▸ **Given request**
Quote the data below in full, minus the images.
━━━━━━━━━━━━━━━━
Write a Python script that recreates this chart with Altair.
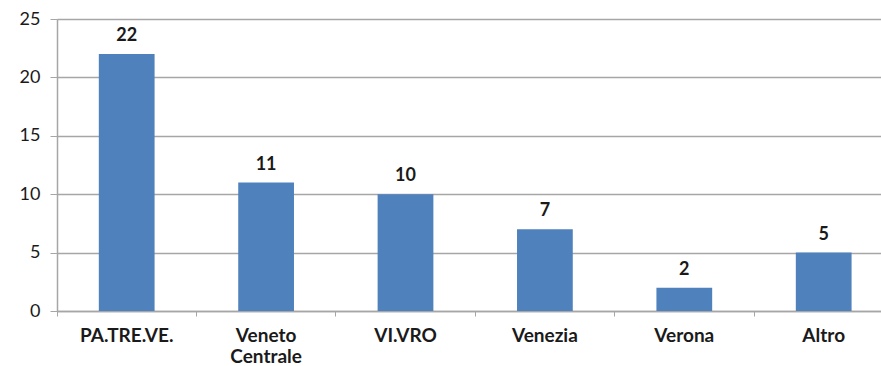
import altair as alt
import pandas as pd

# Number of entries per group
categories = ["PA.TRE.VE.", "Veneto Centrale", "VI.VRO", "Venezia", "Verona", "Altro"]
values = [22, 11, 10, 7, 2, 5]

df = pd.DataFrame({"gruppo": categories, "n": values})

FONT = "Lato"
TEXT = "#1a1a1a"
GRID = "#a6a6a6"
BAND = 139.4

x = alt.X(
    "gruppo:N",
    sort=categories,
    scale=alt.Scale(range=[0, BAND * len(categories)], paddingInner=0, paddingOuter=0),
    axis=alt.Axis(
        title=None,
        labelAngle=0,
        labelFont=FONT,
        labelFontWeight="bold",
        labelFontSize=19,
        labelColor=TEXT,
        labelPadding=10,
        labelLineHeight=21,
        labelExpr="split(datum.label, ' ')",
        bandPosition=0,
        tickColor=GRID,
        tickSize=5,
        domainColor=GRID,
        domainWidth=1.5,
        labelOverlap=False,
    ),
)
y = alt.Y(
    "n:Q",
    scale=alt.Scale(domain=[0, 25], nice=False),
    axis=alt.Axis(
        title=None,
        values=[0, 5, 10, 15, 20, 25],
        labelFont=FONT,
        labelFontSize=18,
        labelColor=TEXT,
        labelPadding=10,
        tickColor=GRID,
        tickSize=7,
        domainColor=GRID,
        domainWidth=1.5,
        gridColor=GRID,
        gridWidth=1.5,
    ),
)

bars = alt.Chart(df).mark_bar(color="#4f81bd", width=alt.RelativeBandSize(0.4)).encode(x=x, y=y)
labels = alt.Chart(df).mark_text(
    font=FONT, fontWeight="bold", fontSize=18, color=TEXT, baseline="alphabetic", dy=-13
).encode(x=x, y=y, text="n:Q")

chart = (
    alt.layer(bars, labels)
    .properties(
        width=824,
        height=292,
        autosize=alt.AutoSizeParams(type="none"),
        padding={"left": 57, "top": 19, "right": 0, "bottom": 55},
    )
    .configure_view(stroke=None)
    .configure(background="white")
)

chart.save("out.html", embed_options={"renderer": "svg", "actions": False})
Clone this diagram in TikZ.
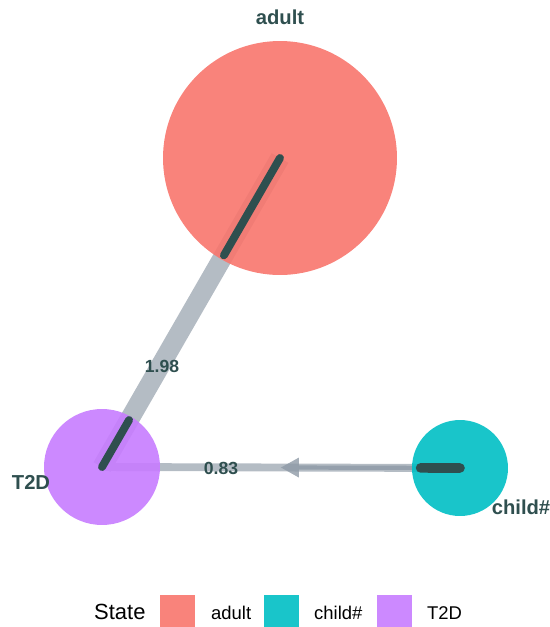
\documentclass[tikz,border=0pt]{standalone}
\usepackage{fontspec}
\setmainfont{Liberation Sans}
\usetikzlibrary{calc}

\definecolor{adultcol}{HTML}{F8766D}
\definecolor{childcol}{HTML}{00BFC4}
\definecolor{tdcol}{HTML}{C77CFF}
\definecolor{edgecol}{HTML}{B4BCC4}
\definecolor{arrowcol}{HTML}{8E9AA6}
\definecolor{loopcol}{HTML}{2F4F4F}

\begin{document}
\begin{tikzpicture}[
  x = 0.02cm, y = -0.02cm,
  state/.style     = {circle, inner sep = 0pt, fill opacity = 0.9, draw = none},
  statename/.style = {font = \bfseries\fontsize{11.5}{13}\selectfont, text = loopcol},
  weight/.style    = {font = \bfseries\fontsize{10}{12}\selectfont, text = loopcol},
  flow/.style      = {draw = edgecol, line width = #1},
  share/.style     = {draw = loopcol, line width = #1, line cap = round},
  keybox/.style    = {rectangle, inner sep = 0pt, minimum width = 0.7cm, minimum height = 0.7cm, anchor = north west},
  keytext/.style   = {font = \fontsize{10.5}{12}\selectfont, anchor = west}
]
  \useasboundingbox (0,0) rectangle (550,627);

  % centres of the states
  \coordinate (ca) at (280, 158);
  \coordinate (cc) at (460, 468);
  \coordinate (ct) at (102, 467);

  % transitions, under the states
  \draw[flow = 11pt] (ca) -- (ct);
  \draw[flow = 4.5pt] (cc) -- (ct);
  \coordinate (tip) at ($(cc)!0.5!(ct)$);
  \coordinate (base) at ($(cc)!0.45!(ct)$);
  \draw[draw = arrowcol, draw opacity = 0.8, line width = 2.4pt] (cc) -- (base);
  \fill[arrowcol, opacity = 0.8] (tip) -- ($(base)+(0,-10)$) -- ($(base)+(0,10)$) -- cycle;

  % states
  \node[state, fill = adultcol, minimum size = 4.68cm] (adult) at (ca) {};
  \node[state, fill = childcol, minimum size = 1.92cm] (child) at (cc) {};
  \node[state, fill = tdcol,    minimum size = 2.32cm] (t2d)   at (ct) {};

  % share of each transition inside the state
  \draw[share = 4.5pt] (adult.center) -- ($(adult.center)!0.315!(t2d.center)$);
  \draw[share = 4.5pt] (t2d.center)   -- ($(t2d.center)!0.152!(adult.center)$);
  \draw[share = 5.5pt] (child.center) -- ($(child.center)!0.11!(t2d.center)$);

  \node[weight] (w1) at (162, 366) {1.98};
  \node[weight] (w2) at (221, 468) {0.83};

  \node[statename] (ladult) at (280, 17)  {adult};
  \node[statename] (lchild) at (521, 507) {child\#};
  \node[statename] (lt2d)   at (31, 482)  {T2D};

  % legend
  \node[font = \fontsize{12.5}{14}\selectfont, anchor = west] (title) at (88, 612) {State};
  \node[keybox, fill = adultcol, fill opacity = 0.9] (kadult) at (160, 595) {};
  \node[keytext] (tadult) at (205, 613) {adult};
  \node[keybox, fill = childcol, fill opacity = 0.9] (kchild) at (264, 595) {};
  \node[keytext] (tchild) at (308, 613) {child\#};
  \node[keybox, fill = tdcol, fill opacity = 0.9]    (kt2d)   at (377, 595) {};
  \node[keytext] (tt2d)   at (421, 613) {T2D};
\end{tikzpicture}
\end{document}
━━━━━━━━━━━━━━━━
▸ **Exercise solution**
Write a Python script that recreates this chart with Altair.
import altair as alt
import pandas as pd

# Number of entries per group
categories = ["PA.TRE.VE.", "Veneto Centrale", "VI.VRO", "Venezia", "Verona", "Altro"]
values = [22, 11, 10, 7, 2, 5]

df = pd.DataFrame({"gruppo": categories, "n": values})

FONT = "Lato"
TEXT = "#1a1a1a"
GRID = "#a6a6a6"
BAND = 139.4

x = alt.X(
    "gruppo:N",
    sort=categories,
    scale=alt.Scale(range=[0, BAND * len(categories)], paddingInner=0, paddingOuter=0),
    axis=alt.Axis(
        title=None,
        labelAngle=0,
        labelFont=FONT,
        labelFontWeight="bold",
        labelFontSize=19,
        labelColor=TEXT,
        labelPadding=10,
        labelLineHeight=21,
        labelExpr="split(datum.label, ' ')",
        bandPosition=0,
        tickColor=GRID,
        tickSize=5,
        domainColor=GRID,
        domainWidth=1.5,
        labelOverlap=False,
    ),
)
y = alt.Y(
    "n:Q",
    scale=alt.Scale(domain=[0, 25], nice=False),
    axis=alt.Axis(
        title=None,
        values=[0, 5, 10, 15, 20, 25],
        labelFont=FONT,
        labelFontSize=18,
        labelColor=TEXT,
        labelPadding=10,
        tickColor=GRID,
        tickSize=7,
        domainColor=GRID,
        domainWidth=1.5,
        gridColor=GRID,
        gridWidth=1.5,
    ),
)

bars = alt.Chart(df).mark_bar(color="#4f81bd", width=alt.RelativeBandSize(0.4)).encode(x=x, y=y)
labels = alt.Chart(df).mark_text(
    font=FONT, fontWeight="bold", fontSize=18, color=TEXT, baseline="alphabetic", dy=-13
).encode(x=x, y=y, text="n:Q")

chart = (
    alt.layer(bars, labels)
    .properties(
        width=824,
        height=292,
        autosize=alt.AutoSizeParams(type="none"),
        padding={"left": 57, "top": 19, "right": 0, "bottom": 55},
    )
    .configure_view(stroke=None)
    .configure(background="white")
)

chart.save("out.html", embed_options={"renderer": "svg", "actions": False})
Clone this diagram in TikZ.
\documentclass[tikz,border=0pt]{standalone}
\usepackage{fontspec}
\setmainfont{Liberation Sans}
\usetikzlibrary{calc}

\definecolor{adultcol}{HTML}{F8766D}
\definecolor{childcol}{HTML}{00BFC4}
\definecolor{tdcol}{HTML}{C77CFF}
\definecolor{edgecol}{HTML}{B4BCC4}
\definecolor{arrowcol}{HTML}{8E9AA6}
\definecolor{loopcol}{HTML}{2F4F4F}

\begin{document}
\begin{tikzpicture}[
  x = 0.02cm, y = -0.02cm,
  state/.style     = {circle, inner sep = 0pt, fill opacity = 0.9, draw = none},
  statename/.style = {font = \bfseries\fontsize{11.5}{13}\selectfont, text = loopcol},
  weight/.style    = {font = \bfseries\fontsize{10}{12}\selectfont, text = loopcol},
  flow/.style      = {draw = edgecol, line width = #1},
  share/.style     = {draw = loopcol, line width = #1, line cap = round},
  keybox/.style    = {rectangle, inner sep = 0pt, minimum width = 0.7cm, minimum height = 0.7cm, anchor = north west},
  keytext/.style   = {font = \fontsize{10.5}{12}\selectfont, anchor = west}
]
  \useasboundingbox (0,0) rectangle (550,627);

  % centres of the states
  \coordinate (ca) at (280, 158);
  \coordinate (cc) at (460, 468);
  \coordinate (ct) at (102, 467);

  % transitions, under the states
  \draw[flow = 11pt] (ca) -- (ct);
  \draw[flow = 4.5pt] (cc) -- (ct);
  \coordinate (tip) at ($(cc)!0.5!(ct)$);
  \coordinate (base) at ($(cc)!0.45!(ct)$);
  \draw[draw = arrowcol, draw opacity = 0.8, line width = 2.4pt] (cc) -- (base);
  \fill[arrowcol, opacity = 0.8] (tip) -- ($(base)+(0,-10)$) -- ($(base)+(0,10)$) -- cycle;

  % states
  \node[state, fill = adultcol, minimum size = 4.68cm] (adult) at (ca) {};
  \node[state, fill = childcol, minimum size = 1.92cm] (child) at (cc) {};
  \node[state, fill = tdcol,    minimum size = 2.32cm] (t2d)   at (ct) {};

  % share of each transition inside the state
  \draw[share = 4.5pt] (adult.center) -- ($(adult.center)!0.315!(t2d.center)$);
  \draw[share = 4.5pt] (t2d.center)   -- ($(t2d.center)!0.152!(adult.center)$);
  \draw[share = 5.5pt] (child.center) -- ($(child.center)!0.11!(t2d.center)$);

  \node[weight] (w1) at (162, 366) {1.98};
  \node[weight] (w2) at (221, 468) {0.83};

  \node[statename] (ladult) at (280, 17)  {adult};
  \node[statename] (lchild) at (521, 507) {child\#};
  \node[statename] (lt2d)   at (31, 482)  {T2D};

  % legend
  \node[font = \fontsize{12.5}{14}\selectfont, anchor = west] (title) at (88, 612) {State};
  \node[keybox, fill = adultcol, fill opacity = 0.9] (kadult) at (160, 595) {};
  \node[keytext] (tadult) at (205, 613) {adult};
  \node[keybox, fill = childcol, fill opacity = 0.9] (kchild) at (264, 595) {};
  \node[keytext] (tchild) at (308, 613) {child\#};
  \node[keybox, fill = tdcol, fill opacity = 0.9]    (kt2d)   at (377, 595) {};
  \node[keytext] (tt2d)   at (421, 613) {T2D};
\end{tikzpicture}
\end{document}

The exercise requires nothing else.